No se trata solo de diferencias de opinión o de estilos. Es algo más profundo, más humano. Hay quienes entienden el trabajo colectivo como una oportunidad para brillar en conjunto y otros que lo interpretan como un escenario donde deben probar su superioridad. En ese punto, la inseguridad se disfraza de liderazgo, y el ego se cuela silencioso, alterando toda la dinámica del grupo.

Vivimos en una época en la que el reconocimiento parece valer más que el resultado. Las redes sociales, la cultura del “yo”, la urgencia por ser vistos y validados, han contagiado incluso los espacios donde debería reinar la cooperación. Ya no basta con hacer bien el trabajo; hay que asegurarse de que se note quién lo hizo. Así, lo que debería unirnos, nos fragmenta.

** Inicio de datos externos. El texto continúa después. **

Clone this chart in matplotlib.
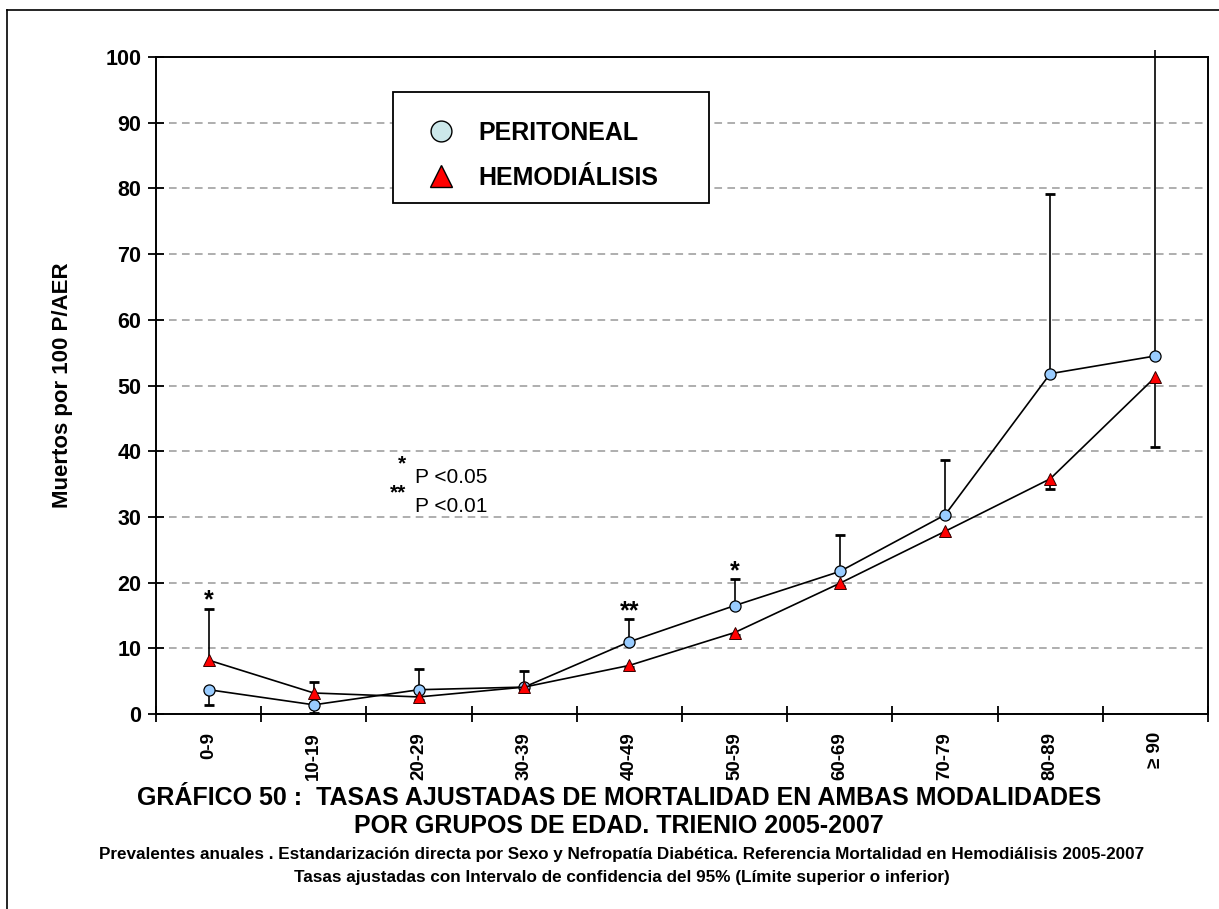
import numpy as np
import matplotlib
matplotlib.use('Agg')
import matplotlib.pyplot as plt
from matplotlib.lines import Line2D
from matplotlib.patches import Rectangle

plt.rcParams['font.family'] = ['Liberation Sans', 'DejaVu Sans']

# Age groups and adjusted mortality rates (deaths per 100 patient-years)
age_groups = ['0-9', '10-19', '20-29', '30-39', '40-49',
              '50-59', '60-69', '70-79', '80-89', '\u2265 90']
peritoneal = [3.7, 1.4, 3.7, 4.1, 11.0, 16.5, 21.7, 30.3, 51.8, 54.5]
hemodialisis = [8.2, 3.2, 2.6, 4.1, 7.4, 12.4, 19.9, 27.8, 35.8, 51.3]

# 95% CI: only one limit is drawn per point (None = not drawn)
peritoneal_upper = [None, None, 6.9, 6.6, 14.4, 20.5, 27.3, 38.6, 79.2, 101.0]
peritoneal_lower = [1.4, 0.2, None, None, None, None, None, None, None, None]
hemo_upper = [16.0, 4.9, None, None, None, None, None, None, None, None]
hemo_lower = [None, None, 2.2, 3.8, 7.1, 12.1, 19.5, 27.3, 34.2, 40.6]

# significance marks
sig_marks = ['*', '', '', '', '**', '*', '', '', '', '']

title1 = 'GR\u00c1FICO 50 :  TASAS AJUSTADAS DE MORTALIDAD EN AMBAS MODALIDADES'
title2 = 'POR GRUPOS DE EDAD. TRIENIO 2005-2007'
sub1 = ('Prevalentes anuales . Estandarizaci\u00f3n directa por Sexo y Nefropat\u00eda '
        'Diab\u00e9tica. Referencia Mortalidad en Hemodi\u00e1lisis 2005-2007')
sub2 = 'Tasas ajustadas con Intervalo de confidencia del 95% (L\u00edmite superior o inferior)'

fig = plt.figure(figsize=(12.19, 9.09), dpi=100)
ax = fig.add_axes([0.128, 0.2145, 0.863, 0.7228])

x = np.arange(len(age_groups))


def draw_ci(values, limits, upper, lw=1.2):
    idx = [i for i, v in enumerate(limits) if v is not None]
    xs = x[idx]
    ys = np.array([values[i] for i in idx])
    lim = np.array([limits[i] for i in idx])
    zeros = np.zeros(len(idx))
    if upper:
        yerr = [zeros, lim - ys]
    else:
        yerr = [ys - lim, zeros]
    eb = ax.errorbar(xs, ys, yerr=yerr, fmt='none', ecolor='black',
                     elinewidth=lw, capsize=3.4, capthick=2.0, zorder=2)
    _, caps, bars = eb
    caps[0 if upper else 1].set_visible(False)
    shown = caps[1 if upper else 0]
    shown.set_markevery([k for k, v in enumerate(lim) if v <= 100])
    for art in list(caps) + list(bars):
        art.set_clip_on(False)


draw_ci(peritoneal, peritoneal_upper, True)
draw_ci(peritoneal, peritoneal_lower, False)
draw_ci(hemodialisis, hemo_upper, True)
draw_ci(hemodialisis, hemo_lower, False)

ax.plot(x, peritoneal, '-', color='black', lw=1.2, marker='o', ms=8,
        mfc='#99CCFF', mec='black', mew=0.9, zorder=3)
ax.plot(x, hemodialisis, '-', color='black', lw=1.2, marker='^', ms=9,
        mfc='#FF0000', mec='#330000', mew=0.7, zorder=3)

# significance asterisks above the upper limits
for i, mark in enumerate(sig_marks):
    if not mark:
        continue
    tops = [v for v in (peritoneal_upper[i], hemo_upper[i]) if v is not None]
    ax.annotate(mark, (x[i], max(tops)), xytext=(0, 1), textcoords='offset points',
                ha='center', va='baseline', fontsize=18, fontweight='bold')

# p-value notes
ax.text(1.873, 37.2, '*', ha='right', va='baseline', fontsize=15, fontweight='bold')
ax.text(1.958, 35.2, 'P <0.05', ha='left', va='baseline', fontsize=15)
ax.text(1.873, 32.8, '**', ha='right', va='baseline', fontsize=15, fontweight='bold')
ax.text(1.958, 30.7, 'P <0.01', ha='left', va='baseline', fontsize=15)

# axes styling
ax.set_xlim(-0.5, len(age_groups) - 0.5)
ax.set_ylim(0, 100)
ax.set_yticks(np.arange(0, 101, 10))
ax.yaxis.grid(True, linestyle=(0, (5, 3.5)), color='#999999', lw=1.1)
ax.set_axisbelow(True)
for s in ax.spines.values():
    s.set_linewidth(1.4)
    s.set_color('black')

ax.tick_params(axis='y', direction='inout', length=11, width=1.3,
               labelsize=15.5, pad=5)
for lbl in ax.get_yticklabels():
    lbl.set_fontweight('bold')

ax.set_xticks(x)
ax.set_xticklabels(age_groups, rotation=90, fontsize=13.5, fontweight='bold')
ax.tick_params(axis='x', which='major', length=0, pad=13)
ax.set_xticks(np.arange(-0.5, len(age_groups), 1), minor=True)
ax.tick_params(axis='x', which='minor', direction='inout', length=11, width=1.3)

ax.set_ylabel('Muertos por 100 P/AER', fontsize=16, fontweight='bold')
ax.yaxis.set_label_coords(-0.079, 0.5)

# legend with a squared box
ax.add_patch(Rectangle((0.2253, 0.7778), 0.3004, 0.169, transform=ax.transAxes,
                       facecolor='white', edgecolor='black', lw=1.3, zorder=4))
handles = [
    Line2D([], [], linestyle='none', marker='o', ms=15, mfc='#CCE8EA',
           mec='black', mew=1.0),
    Line2D([], [], linestyle='none', marker='^', ms=16, mfc='#FF0000',
           mec='black', mew=1.0),
]
leg = ax.legend(handles, ['PERITONEAL', 'HEMODI\u00c1LISIS'], loc='upper left',
                bbox_to_anchor=(0.2253, 0.9467), frameon=False, borderpad=0.65,
                handlelength=1.5, handletextpad=0.75, labelspacing=0.85,
                prop={'size': 18, 'weight': 'bold'})
leg.set_zorder(5)

# titles under the chart
fig.text(0.508, 0.122, title1, ha='center', va='center', fontsize=18, fontweight='bold')
fig.text(0.508, 0.091, title2, ha='center', va='center', fontsize=18, fontweight='bold')
fig.text(0.510, 0.0605, sub1, ha='center', va='center', fontsize=12.3, fontweight='bold')
fig.text(0.510, 0.0350, sub2, ha='center', va='center', fontsize=12.3, fontweight='bold')

# outer frame (left and top edges visible)
fig.add_artist(Line2D([7 / 1219, 7 / 1219], [0, 1 - 10 / 909], color='black',
                      lw=1.2, transform=fig.transFigure))
fig.add_artist(Line2D([7 / 1219, 1], [1 - 10 / 909, 1 - 10 / 909], color='black',
                      lw=1.2, transform=fig.transFigure))

fig.savefig('out.png', dpi=100)
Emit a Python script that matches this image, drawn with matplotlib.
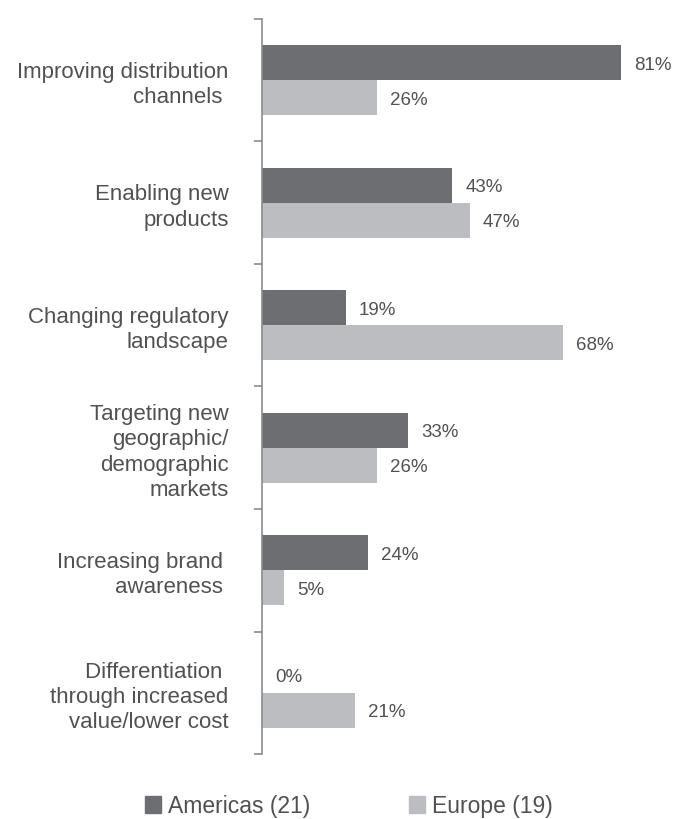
import matplotlib
matplotlib.use("Agg")
import matplotlib.pyplot as plt
from matplotlib.patches import Patch

plt.rcParams['font.family'] = ['Liberation Sans', 'DejaVu Sans']

categories = ["Improving distribution\nchannels ",
              "Enabling new\nproducts",
              "Changing regulatory\nlandscape",
              "Targeting new\ngeographic/\ndemographic\nmarkets",
              "Increasing brand \nawareness ",
              "Differentiation \nthrough increased\nvalue/lower cost"]
americas = [81, 43, 19, 33, 24, 0]
europe = [26, 47, 68, 26, 5, 21]
series_names = ["Americas (21)", "Europe (19)"]

dark = "#6d6e71"
light = "#bcbdc0"
txt = "#505153"

W, H = 676, 819
fig = plt.figure(figsize=(W / 100, H / 100), dpi=100)
ax = fig.add_axes([262 / W, (H - 754) / H, (W - 262) / W, 735 / H])

bh = 0.286
ys = list(range(len(categories)))
ax.barh([y - bh / 2 for y in ys], americas, height=bh, color=dark)
ax.barh([y + bh / 2 for y in ys], europe, height=bh, color=light)

for y, a, e in zip(ys, americas, europe):
    ax.text(a + 2.9, y - bh / 2 + 0.02, f"{a}%", va="center", ha="left", fontsize=13.5, color=txt)
    ax.text(e + 2.9, y + bh / 2 + 0.02, f"{e}%", va="center", ha="left", fontsize=13.5, color=txt)

ax.set_xlim(0, (W - 262) / 4.43)
ax.set_ylim(len(categories) - 0.5, -0.5)

for s in ["top", "right", "bottom"]:
    ax.spines[s].set_visible(False)
ax.spines["left"].set_color("#8a8b8e")
ax.spines["left"].set_linewidth(1.2)
ax.set_xticks([])
ax.set_yticks([y - 0.5 for y in range(len(categories) + 1)])
ax.set_yticklabels([])
ax.tick_params(axis="y", which="major", length=6, color="#8a8b8e", width=1.2)
ax.set_yticks(ys, minor=True)
ax.set_yticklabels(categories, minor=True, fontsize=16, color=txt, linespacing=1.27)
ax.tick_params(axis="y", which="minor", length=0, pad=24)

handles = [Patch(color=dark), Patch(color=light)]
fig.legend(handles, series_names, loc="center", bbox_to_anchor=(0.516, 13 / H), ncol=2,
           frameon=False, fontsize=16.5, labelcolor=txt, handlelength=0.7, handleheight=0.7,
           handletextpad=0.3, columnspacing=4.3)

fig.savefig("out.png", dpi=100)
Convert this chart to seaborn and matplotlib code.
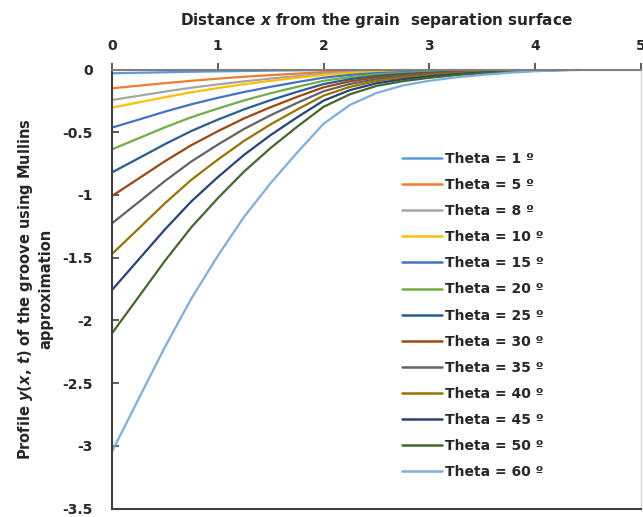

He tenido la oportunidad de trabajar con personas muy distintas algunas más comprometidas, otras con menos tiempo o energía, pero que sabían mantener el equilibrio. Cada quien aportaba desde su posibilidad. Sin embargo, últimamente he sentido algo distinto, algo más primitivo de la condición humana. La necesidad constante de demostrar quién dio más, quién sostuvo el proyecto, quién cargó con el peso invisible. Es una experiencia desgastante, porque anula lo más noble del trabajo en equipo, la confianza. Y sin confianza, no hay equipo posible.

Desde la psicología social, se sabe que todo grupo atraviesa por las siguientes etapas: conocerse, chocar, ajustarse y finalmente rendir en pro a un bien mayor. Pero a veces nos quedamos atascados en la etapa del conflicto, en esa etapa donde los egos pesan más que las ideas y esentonces donde el trabajo en “equipo” deja de medirse por resultados y empieza a medirse por comparaciones ¿quién habló más? ¿quién pareció más indispensable? ¿quién es merecedor y quien no?

Buscamos reconocimiento, pero olvidamos que el reconocimiento auténtico no se exige se gana con coherencia y respeto. Tal vez la verdadera madurez laboral no esté en ser el más visible, sino en saber cuándo dar un paso al costado para que el objetivo avance.

La ética profesional debería recordarnos que el trabajo no es una selva, aunque a veces lo parezca. Que competir no significa destruir y que cooperar no implica someterse. La verdadera fortaleza no está en demostrar quién dio más, sino en construir algo que sin el otro compañero simplemente no habría sido posible.